For the youngest children, she said, the expectation that they will absorb letters and numbers is unrealistically high.

"You are still working on expectations of behaviour," she said. "That socialising aspect is very time consuming. There is an awful lot for four-year-olds to take on board and it is tiring for them. The older ones have those social skills and are able to use them."

Many teachers drew comparisons between British schools and those in other countries where formal education begins much later. For example, official primary entrance is six in Japan, Norway, France and the United States, and at seven in Finland, Switzerland and Slovenia. In Wales, a new play-based foundation stage delays formal education until seven. Instead, the three-to-seven curriculum focuses on personal and social development, such as awareness of their own bodies, and a multicultural understanding of the world.

Lesley Stagg, an early childhood consultant, insists that comparisons with other countries are misleading. A later school starting age, she said, might make the transition between nursery and primary more difficult.

"We are not Scandinavia," she said. "We are a different sort of society.
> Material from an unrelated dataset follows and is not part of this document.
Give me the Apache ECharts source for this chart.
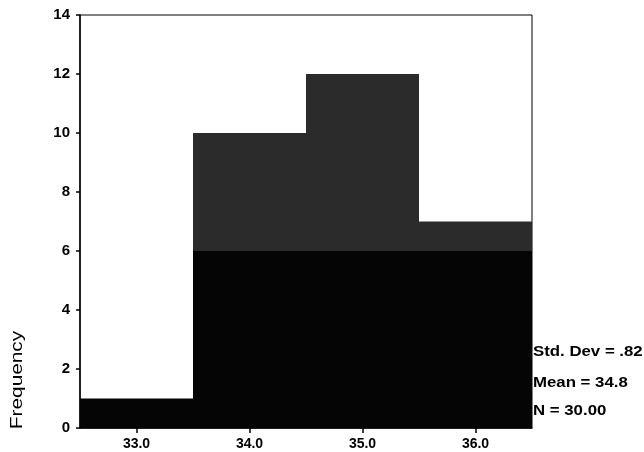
<!DOCTYPE html>
<html>
<head>
<meta charset="utf-8">
<script src="https://cdn.jsdelivr.net/npm/echarts@6/dist/echarts.min.js"></script>
<style>
html,body{margin:0;padding:0;background:#fff;}
#chart{width:644px;height:452px;}
</style>
</head>
<body>
<div id="chart"></div>
<script>
// Data
const categories = ['33.0', '34.0', '35.0', '36.0'];
const frequencies = [1, 10, 12, 7];
const yTicks = [0, 2, 4, 6, 8, 10, 12, 14];
const statLabels = ['Std. Dev = .82', 'Mean = 34.8', 'N = 30.00'];
const yAxisTitle = 'Frequency';
const darkBand = 6; // level where the scanned fill turns from grey to black

const lowerPart = frequencies.map(v => Math.min(v, darkBand));
const upperPart = frequencies.map((v, i) => v - lowerPart[i]);

const chart = echarts.init(document.getElementById('chart'));
const FONT = '"Liberation Sans", Arial, sans-serif';

chart.setOption({
  backgroundColor: '#fff',
  animation: false,
  grid: {
    left: 80, right: 112, top: 15, bottom: 24,
    show: true, borderColor: '#000', borderWidth: 1, backgroundColor: 'transparent'
  },
  xAxis: {
    type: 'category',
    data: categories,
    boundaryGap: true,
    axisLine: { show: true, lineStyle: { color: '#000', width: 1.5 } },
    axisTick: { show: true, alignWithLabel: true, length: 5, lineStyle: { color: '#000', width: 1.5 } },
    axisLabel: { color: '#000', fontFamily: FONT, fontWeight: 'bold', fontSize: 14, margin: 9 },
    splitLine: { show: false }
  },
  yAxis: {
    type: 'value',
    min: yTicks[0],
    max: yTicks[yTicks.length - 1],
    interval: yTicks[1] - yTicks[0],
    axisLine: { show: true, lineStyle: { color: '#000', width: 1.5 } },
    axisTick: { show: true, length: 4, lineStyle: { color: '#000', width: 1.5 } },
    axisLabel: { color: '#000', fontFamily: FONT, fontWeight: 'bold', fontSize: 15, margin: 10 },
    splitLine: { show: false }
  },
  series: [
    {
      type: 'bar', stack: 'f', data: lowerPart,
      barWidth: '100%', barCategoryGap: 0,
      itemStyle: { color: '#050505' }
    },
    {
      type: 'bar', stack: 'f', data: upperPart,
      barWidth: '100%', barCategoryGap: 0,
      itemStyle: { color: '#2b2b2b' }
    }
  ],
  graphic: [
    {
      type: 'text', x: 18, y: 380, rotation: Math.PI / 2, scaleX: 1.3,
      style: { text: yAxisTitle, fill: '#000', font: '16px ' + FONT, align: 'center', verticalAlign: 'middle' }
    },
    ...statLabels.map((t, i) => ({
      type: 'text', x: 533, y: [352, 383, 411][i], scaleX: 1.2,
      style: { text: t, fill: '#000', font: 'bold 14px ' + FONT, align: 'left', verticalAlign: 'middle' }
    }))
  ]
});
</script>
</body>
</html>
We have a history where early years education has always been part of the mainstream school system. I think that is absolutely fine, as long as the experience, staff and environment are right for the children."

She said that all children benefit from adult-directed learning, whatever their age, as long as this involves hands-on activities that take into consideration the average concentration span of a five-year-old.

Ruth Pimental, director of the foundation stage for the national strategies, believes that this is what the curriculum provides. "Early years is certainly not what could be described as a formal curriculum," she said. "Personal, social and emotional development have always been important."

But Ms Osman disagrees. She believes that expectations on older primary pupils trickle down to the four and five-year-olds.

"There is mathematics, letter formations, being able to make decisions,"

she said. "It is an awful lot to ask of a small child. But you have to do it, in order to fit everything in.

"Children need opportunities to talk and listen to one another, and to interact. They need time to develop their own personality. That is being stripped away by the things we are asking them to do, because we are being asked to do them by the Government."